We can get an idea of what is going on by specifying MaxExtraConditions->All:

Solve[Root[a + b #1 + #1^3 &, 2] == 1/Root[a + b #1 + #1^3 &, 2], b, MaxExtraConditions -> All]

This results in: (apart from a warning)

{{b -> ConditionalExpression[-1 - a, 
    a != 0 && Root[a + (-1 - a) #1 + #1^3 &, 2] == 1]}, {b -> 
   ConditionalExpression[-1 + a, 
    a != 0 && Root[a + (-1 + a) #1 + #1^3 &, 2] == -1]}}

Without MaxExtraConditions, we get the following:

{{b -> -1 - a}, {b -> -1 + a}}

This implies that the solution returned is not the full truth. Indeed: Inserting one of these solutions into the original problem: (Using Reduce for the outer and Solve for the inner equation to get the complete set of solutions)

Reduce[Solve[a + (-1 + a) x + x^3 == 0, x][[2, 1, 2]] == 
  1/Solve[a + (-1 + a) x + x^3 == 0, x][[2, 1, 2]], a]

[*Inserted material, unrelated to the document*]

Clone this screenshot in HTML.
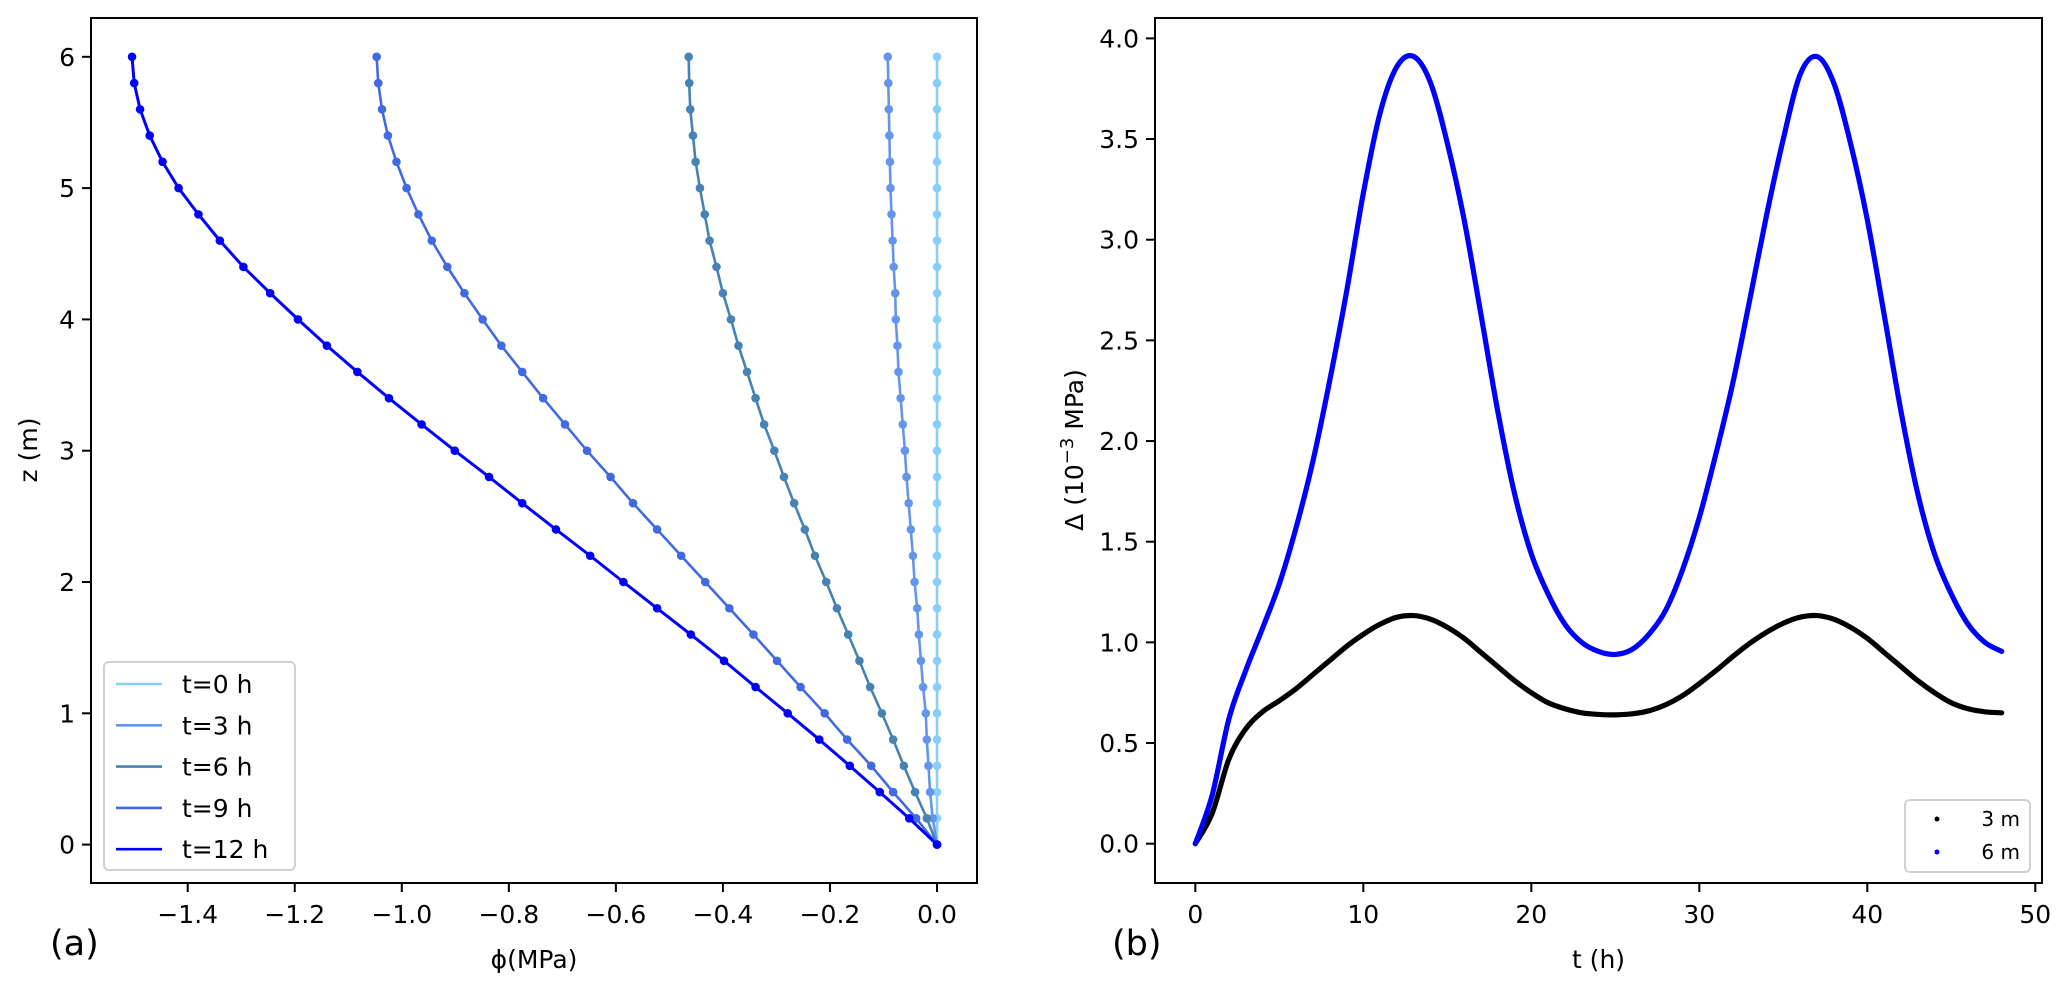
<!DOCTYPE html>
<html><head><meta charset="utf-8"><style>
html,body{margin:0;padding:0;background:#fff;}
svg{display:block;font-family:"DejaVu Sans","Liberation Sans",sans-serif;}
</style></head><body>
<svg id="fig" width="2067" height="985" viewBox="0 0 2067 985" xmlns="http://www.w3.org/2000/svg">
<rect width="2067" height="985" fill="#fff"/>
<g id="left"></g>
<g id="right"></g>
</svg>
<script>
// ---- Panel (a) data ----
const zLevels = [0,0.2,0.4,0.6,0.8,1.0,1.2,1.4,1.6,1.8,2.0,2.2,2.4,2.6,2.8,3.0,3.2,3.4,3.6,3.8,4.0,4.2,4.4,4.6,4.8,5.0,5.2,5.4,5.6,5.8,6.0];
const phiT0 = [0,0,0,0,0,0,0,0,0,0,0,0,0,0,0,0,0,0,0,0,0,0,0,0,0,0,0,0,0,0,0];
const phiT3 = [0,-0.008,-0.013,-0.016,-0.019,-0.021,-0.026,-0.030,-0.034,-0.037,-0.042,-0.045,-0.049,-0.053,-0.057,-0.060,-0.064,-0.068,-0.072,-0.074,-0.077,-0.078,-0.081,-0.083,-0.085,-0.087,-0.088,-0.089,-0.090,-0.091,-0.092];
const phiT6 = [0,-0.019,-0.041,-0.062,-0.082,-0.103,-0.125,-0.145,-0.166,-0.187,-0.207,-0.228,-0.247,-0.267,-0.286,-0.304,-0.323,-0.339,-0.355,-0.371,-0.385,-0.400,-0.412,-0.425,-0.434,-0.443,-0.451,-0.456,-0.461,-0.463,-0.464];
const phiT9 = [0,-0.039,-0.082,-0.123,-0.168,-0.210,-0.255,-0.299,-0.343,-0.388,-0.433,-0.478,-0.523,-0.568,-0.610,-0.654,-0.695,-0.736,-0.775,-0.814,-0.849,-0.883,-0.915,-0.944,-0.969,-0.991,-1.010,-1.026,-1.037,-1.044,-1.047];
const phiT12 = [0,-0.052,-0.107,-0.163,-0.220,-0.279,-0.339,-0.398,-0.460,-0.523,-0.586,-0.648,-0.712,-0.775,-0.837,-0.901,-0.963,-1.024,-1.083,-1.140,-1.194,-1.246,-1.296,-1.340,-1.380,-1.417,-1.447,-1.471,-1.489,-1.500,-1.504];
const seriesNamesA = ["t=0 h","t=3 h","t=6 h","t=9 h","t=12 h"];
const xTicksA = [-1.4,-1.2,-1.0,-0.8,-0.6,-0.4,-0.2,0.0];
const yTicksA = [0,1,2,3,4,5,6];
// ---- Panel (b) data ----
const tHours = [0,1,2,3,4,5,6,7,8,9,10,11,12,13,14,15,16,17,18,19,20,21,22,23,24,25,26,27,28,29,30,31,32,33,34,35,36,37,38,39,40,41,42,43,44,45,46,47,48];
const delta3m = [0,0.15,0.42,0.57,0.655,0.71,0.77,0.84,0.91,0.98,1.04,1.09,1.125,1.133,1.115,1.075,1.02,0.95,0.88,0.81,0.75,0.70,0.67,0.65,0.642,0.64,0.645,0.66,0.69,0.735,0.795,0.86,0.93,0.995,1.05,1.095,1.125,1.133,1.115,1.075,1.02,0.95,0.88,0.81,0.75,0.70,0.67,0.655,0.65];
const delta6m = [0,0.24,0.62,0.86,1.07,1.29,1.57,1.90,2.30,2.74,3.23,3.63,3.86,3.91,3.78,3.48,3.10,2.63,2.15,1.74,1.44,1.24,1.09,1.00,0.955,0.94,0.965,1.04,1.16,1.36,1.62,1.94,2.29,2.70,3.12,3.50,3.82,3.91,3.78,3.48,3.10,2.63,2.15,1.74,1.44,1.24,1.09,1.00,0.955];
const xTicksB = [0,10,20,30,40,50];
const yTicksB = [0.0,0.5,1.0,1.5,2.0,2.5,3.0,3.5,4.0];

const NS="http://www.w3.org/2000/svg";
function mk(tag,attrs,parent){const e=document.createElementNS(NS,tag);for(const k in attrs)e.setAttribute(k,attrs[k]);parent.appendChild(e);return e;}
function catmull(pts){let d="M"+pts[0][0]+","+pts[0][1];for(let i=0;i<pts.length-1;i++){const p0=pts[Math.max(0,i-1)],p1=pts[i],p2=pts[i+1],p3=pts[Math.min(pts.length-1,i+2)];const c1=[p1[0]+(p2[0]-p0[0])/6,p1[1]+(p2[1]-p0[1])/6],c2=[p2[0]-(p3[0]-p1[0])/6,p2[1]-(p3[1]-p1[1])/6];d+=" C"+c1[0].toFixed(2)+","+c1[1].toFixed(2)+" "+c2[0].toFixed(2)+","+c2[1].toFixed(2)+" "+p2[0].toFixed(2)+","+p2[1].toFixed(2);}return d;}
function fmt(v,d){return (v<0?"\u2212":"")+Math.abs(v).toFixed(d);}

// ---------- Panel A ----------
const L=document.getElementById('left');
const A={x0:91,x1:977,y0:18,y1:883,xmin:-1.5807,xmax:0.0747,ymin:-0.2925,ymax:6.2956};
const ax=v=>A.x0+(v-A.xmin)/(A.xmax-A.xmin)*(A.x1-A.x0);
const ay=v=>A.y1-(v-A.ymin)/(A.ymax-A.ymin)*(A.y1-A.y0);
const colorsA=["#87cefa","#6495ed","#4682b4","#4169e1","#0000ff"];
const dataA=[phiT0,phiT3,phiT6,phiT9,phiT12];
dataA.forEach((arr,si)=>{
  const g=mk('g',{},L);
  
  
  const pts=arr.map((v,i)=>[ax(v),ay(zLevels[i])]);
  const pl=mk('polyline',{points:pts.map(p=>p[0].toFixed(2)+","+p[1].toFixed(2)).join(" "),fill:"none",stroke:colorsA[si],"stroke-width":si==4?3:2.6},g);
  
  
  pts.forEach((p,i)=>{
    const c=mk('circle',{cx:p[0].toFixed(2),cy:p[1].toFixed(2),r:4.3,fill:colorsA[si]},g);
    
    
  });
});
const fa=mk('rect',{x:A.x0,y:A.y0,width:A.x1-A.x0,height:A.y1-A.y0,fill:"none",stroke:"#000","stroke-width":2},L);


xTicksA.forEach(v=>{
  const x=ax(v);
  mk('line',{x1:x,y1:A.y1,x2:x,y2:A.y1+9,stroke:"#000","stroke-width":2},L);
  const t=mk('text',{x:x,y:A.y1+40,"font-size":25,"text-anchor":"middle",fill:"#000"},L);
  t.textContent=fmt(v,1);
  
  
});
yTicksA.forEach(v=>{
  const y=ay(v);
  mk('line',{x1:A.x0-9,y1:y,x2:A.x0,y2:y,stroke:"#000","stroke-width":2},L);
  const t=mk('text',{x:A.x0-16,y:y+9,"font-size":25,"text-anchor":"end",fill:"#000"},L);
  t.textContent=String(v);
  
  
});
let tt=mk('text',{x:(A.x0+A.x1)/2,y:968,"font-size":25,"text-anchor":"middle"},L);tt.textContent="\u03d5(MPa)";


tt=mk('text',{x:0,y:0,"font-size":25,"text-anchor":"middle",transform:"translate(37,450) rotate(-90)"},L);tt.textContent="z (m)";


tt=mk('text',{x:50,y:955,"font-size":35},L);tt.textContent="(a)";


// legend A
const lg=mk('g',{},L);


mk('rect',{x:104,y:662,width:191,height:208,rx:5,fill:"#fff","fill-opacity":0.8,stroke:"#d0d0d0","stroke-width":2},lg);
seriesNamesA.forEach((n,i)=>{
  const y=684+i*41.3;
  const e=mk('g',{},lg);
  
  
  mk('line',{x1:116,y1:y,x2:162,y2:y,stroke:colorsA[i],"stroke-width":2.6},e);
  const t=mk('text',{x:182,y:y+9,"font-size":25},e);t.textContent=n;
});

// ---------- Panel B ----------
const R=document.getElementById('right');
const B={x0:1155,x1:2042,y0:18,y1:883,xmin:-2.4,xmax:50.4,ymin:-0.1953,ymax:4.1013};
const bx=v=>B.x0+(v-B.xmin)/(B.xmax-B.xmin)*(B.x1-B.x0);
const by=v=>B.y1-(v-B.ymin)/(B.ymax-B.ymin)*(B.y1-B.y0);
[[delta3m,"#000000","series-3m"],[delta6m,"#0000ff","series-6m"]].forEach(([arr,col,nm])=>{
  const pts=arr.map((v,i)=>[bx(tHours[i]),by(v)]);
  const p=mk('path',{d:catmull(pts),fill:"none",stroke:col,"stroke-width":5.2,"stroke-linecap":"round","stroke-linejoin":"round"},R);
  
  
});
const fb=mk('rect',{x:B.x0,y:B.y0,width:B.x1-B.x0,height:B.y1-B.y0,fill:"none",stroke:"#000","stroke-width":2},R);


xTicksB.forEach(v=>{
  const x=bx(v);
  mk('line',{x1:x,y1:B.y1,x2:x,y2:B.y1+9,stroke:"#000","stroke-width":2},R);
  const t=mk('text',{x:x,y:B.y1+40,"font-size":25,"text-anchor":"middle"},R);
  t.textContent=String(v);
  
  
});
yTicksB.forEach(v=>{
  const y=by(v);
  mk('line',{x1:B.x0-9,y1:y,x2:B.x0,y2:y,stroke:"#000","stroke-width":2},R);
  const t=mk('text',{x:B.x0-16,y:y+9,"font-size":25,"text-anchor":"end"},R);
  t.textContent=v.toFixed(1);
  
  
});
tt=mk('text',{x:(B.x0+B.x1)/2,y:968,"font-size":25,"text-anchor":"middle"},R);tt.textContent="t (h)";


tt=mk('text',{x:0,y:0,"font-size":25,"text-anchor":"middle",transform:"translate(1083,450) rotate(-90)"},R);
tt.innerHTML='\u0394 (10<tspan dy="-10" font-size="18">\u22123</tspan><tspan dy="10"> MPa)</tspan>';


tt=mk('text',{x:1112,y:955,"font-size":35},R);tt.textContent="(b)";


const lb=mk('g',{},R);


mk('rect',{x:1905,y:800,width:125,height:72,rx:5,fill:"#fff","fill-opacity":0.8,stroke:"#d0d0d0","stroke-width":2},lb);
[["3 m","#000"],["6 m","#0000ff"]].forEach(([n,c],i)=>{
  const y=819+i*33;
  const e=mk('g',{},lb);
  
  
  mk('circle',{cx:1937,cy:y,r:2.5,fill:c},e);
  const t=mk('text',{x:2020,y:y+7,"font-size":20,"text-anchor":"end"},e);t.textContent=n;
});
</script>
</body></html>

gives us a == -2, i.e. the solution b -> -1 + a is only valid for "some" a, in this case a single one. So while obeying the specification, the result you get from your first attempt is incomplete. The solution from your second attempt is probably more complete, although it is still running for me as of writing this.

To answer your original question: The difference between the two is that in the case with Root, Solve decides to only return a few specific solutions, whereas it tries a lot harder in the second case.